Financial Performance and Revenue Volatility
The company’s latest financial figures reflect the cyclical nature of biotechnology collaborations. For the full year 2025, Protagonist reported total revenue of $46.0 million, a sharp decrease of -89.411% from the $434.4 million recorded in 2024 [2]. This decline was primarily driven by the timing of license and collaboration revenues, which fell to $7.4 million in the fourth quarter of 2025 compared to $170.6 million in the same period the prior year [2]. Consequently, the company swung to a net loss of $44.4 million, or $0.69 per share, for the fourth quarter of 2025, compared to a net income of $131.7 million, or $2.11 per share, in the fourth quarter of 2024 [2]. Despite the current losses, the substantial cash reserves insulate the company from immediate capital raising needs.
Reclaiming Rusfertide Economics
The decision to exit the profit-sharing agreement with Takeda is timed to coincide with critical regulatory milestones. An NDA for rusfertide, intended for the treatment of polycythemia vera, has been submitted to the FDA, with the company anticipating potential approval and launch later in 2026 [1][2]. Protagonist expects to exercise its opt-out right during a specific 90-day window that is slated to open in the second quarter of 2026 [2]. By opting out, Protagonist aims to alter the economic terms of the partnership, likely shifting towards a royalty-based model rather than sharing the commercialization costs and profits equally. This move follows a period of significant market appreciation for the stock, which had rallied 120% over the past year as of mid-February 2026, although major shareholder BVF recently liquidated a stake worth approximately $170.12 million [6].

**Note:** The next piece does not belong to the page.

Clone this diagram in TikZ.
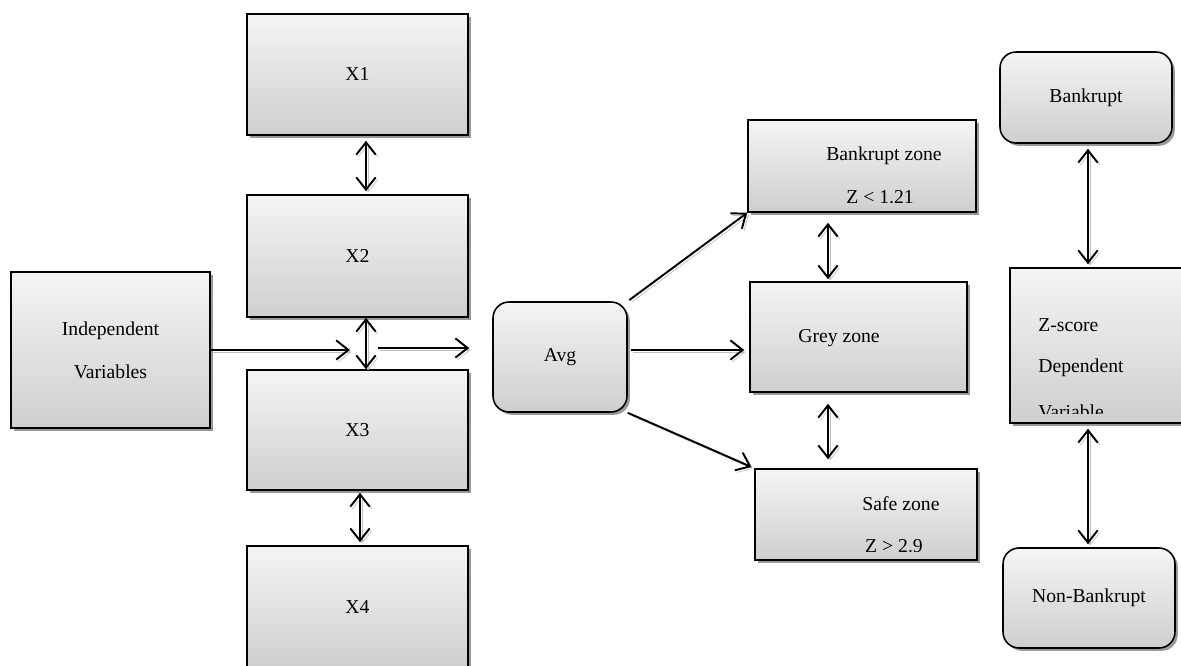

Pipeline Expansion and Future Catalysts
Looking beyond rusfertide, Protagonist is diversifying its portfolio with new high-value targets. The company announced the expansion of its pre-clinical pipeline to include candidates addressing the obesity and metabolic space: PN-477, a triple GLP-GIP-GCG agonist, and PN-458, a dual GLP-GIP agonist [1]. In the nearer term, the company is awaiting a U.S. regulatory decision for ICOTYDE (icotrokinra), which is also anticipated in 2026 with a potential launch this year [1][2]. Additionally, the Phase 1 study for PN-881 is expected to conclude by mid-2026 [1]. CEO Dinesh V. Patel is set to provide further insights into these developments during a series of investment bank conferences scheduled throughout March 2026, including events hosted by TD Cowen and Barclays [3].